Preview and download the VAS for devices including TV

Manage his favorites like channels and music etc.

Set the reminders for his favorite topics of interest

Create / Join a community where subscriber can

Create his “Avatar1” representing his profile

Search and create the friends’ list (friends mosaic)

Share this favorites / music playlists with friends on network

Send and receive text messages, gestures and emoticons to other users in friend list (In future there should be voice & video including conferencing too)

View what his friends are watching (will drive our MoD usage)

Call to other IPTV users / anywhere


c) Lifestyle Media where subscriber can

Search the local information about eating joints, shopping centres, bars & restaurants etc

Search data according to current offers, location, brand availability, price and cuisine etc

Access “Directory Services” for contact no. and person for different services (Ex. Just Dial)

Browse through the “Virtual Tours” of high involvement products like gadgets, real estate, lifestyle products, consumer durables and vehicles etc (Ex. Play TV)

Visit DALs (Dedicated Advertiser Line) i.e. micro-sites (product zones) or brand channel to get info and tips about specific products and request for detailed brochure, customer representative’s visit, demo, free samples etc. (Lead Generation)


Subscriber can have its own TV channel (Premium Service) where he can share user created content like photographs and videos (available on Alcatel platform). (Same concept can be used for creating and maintaining brand specific channels)

Subscriber can vote through remote using one-click OSD


Pricing: Subscriber can be charged according to content


Movies (VoD): Can be offered through PPV, prepaid packs, subscription, ad support (using nano recharge codes), tier based, triple play usage and acquisition based pricing models.


Music: Basic package can be free with one song at a time (without playlist facility) supported by randomly inserted ads. Another can be at a bare minimum subscription fee where he can enlist any song from non-premium category but for videos and premium songs PPE (Pay per enlist) can be adopted with an option of a la carte & bulk pricing. Audio books can be offered at PPV basis with longer duration.


Broadcast Channels: Pricing can based on duration, event, package subscription and a la carte


Games: Set of basic & ad supported (brand experience based) games can be free and others can be offered at a la carte or on subscription basis. Trial pricing can be applied for previews.


Communication: Free service for profile creation, emoticons, EPG skins & community support and subscription packs of messaging and voice communication.

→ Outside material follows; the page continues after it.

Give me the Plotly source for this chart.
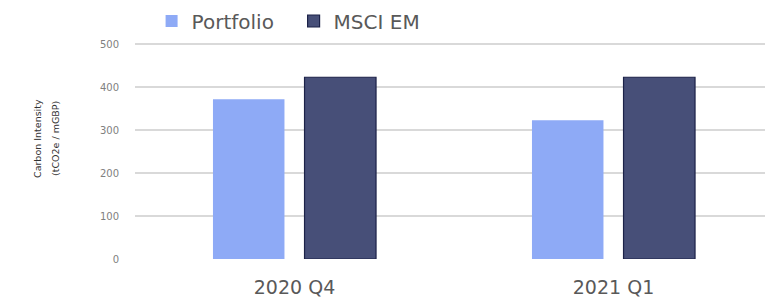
import plotly.graph_objects as go

categories = ["2020 Q4", "2021 Q1"]
portfolio = [372, 323]
msci_em = [423, 423]
series_names = ["Portfolio", "MSCI EM"]
y_ticks = [0, 100, 200, 300, 400, 500]

FONT = "DejaVu Sans"

# page body adds an 8px offset; layout is compensated for it
PLOT_H = 217
PLOT_BOTTOM = 251

fig = go.Figure()
fig.add_trace(go.Bar(
    x=categories, y=portfolio, name=series_names[0],
    marker=dict(color="#8eaaf6", line=dict(width=0)),
))
fig.add_trace(go.Bar(
    x=categories, y=msci_em, name=series_names[1],
    marker=dict(color="#474f78", line=dict(color="#1c2248", width=1.2)),
))

fig.update_layout(
    width=773, height=299,
    margin=dict(l=127, r=8, t=34, b=48, autoexpand=False),
    paper_bgcolor="white", plot_bgcolor="white",
    barmode="group", bargap=0.426, bargroupgap=0.219,
    showlegend=True,
    legend=dict(
        orientation="h", x=0.026, xanchor="left",
        y=1 + (34 - 13) / PLOT_H, yanchor="middle",
        font=dict(family=FONT, size=20, color="#595959"),
        bgcolor="rgba(0,0,0,0)", itemwidth=30,
        entrywidth=97, entrywidthmode="pixels",
    ),
    xaxis=dict(
        showgrid=False, showline=False, zeroline=False, automargin=False,
        tickfont=dict(family=FONT, size=19, color="#595959"),
        ticks="outside", ticklen=0, ticklabelstandoff=11,
    ),
    yaxis=dict(
        range=[0, 505], tickvals=y_ticks, showline=False, zeroline=False,
        automargin=False,
        gridcolor="#d9d9d9", gridwidth=1.5,
        tickfont=dict(family=FONT, size=10, color="#7f7f7f"),
        ticklabelstandoff=15,
    ),
    annotations=[
        dict(text="Carbon Intensity", xref="paper", yref="paper",
             x=-(127 - 29) / 638, y=(PLOT_BOTTOM - 131) / PLOT_H, textangle=-90,
             showarrow=False, font=dict(family=FONT, size=9.5, color="#333333"),
             xanchor="center", yanchor="middle"),
        dict(text="(tCO2e / mGBP)", xref="paper", yref="paper",
             x=-(127 - 47) / 638, y=(PLOT_BOTTOM - 131) / PLOT_H, textangle=-90,
             showarrow=False, font=dict(family=FONT, size=9.5, color="#333333"),
             xanchor="center", yanchor="middle"),
    ],
)

fig.write_html("out.html")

Lifestyle Media: Initially this service should be free to enhance subscriber’s usage and to change his pre-purchase behavior. So it should be offered as ad supported behavior. In future it can be extended to e-commerce. Directory services can be offered either free (ad support) or with low subscription fee. Ad World (ad per view) should be free with incentive driven model like free VAS and content to subscribers.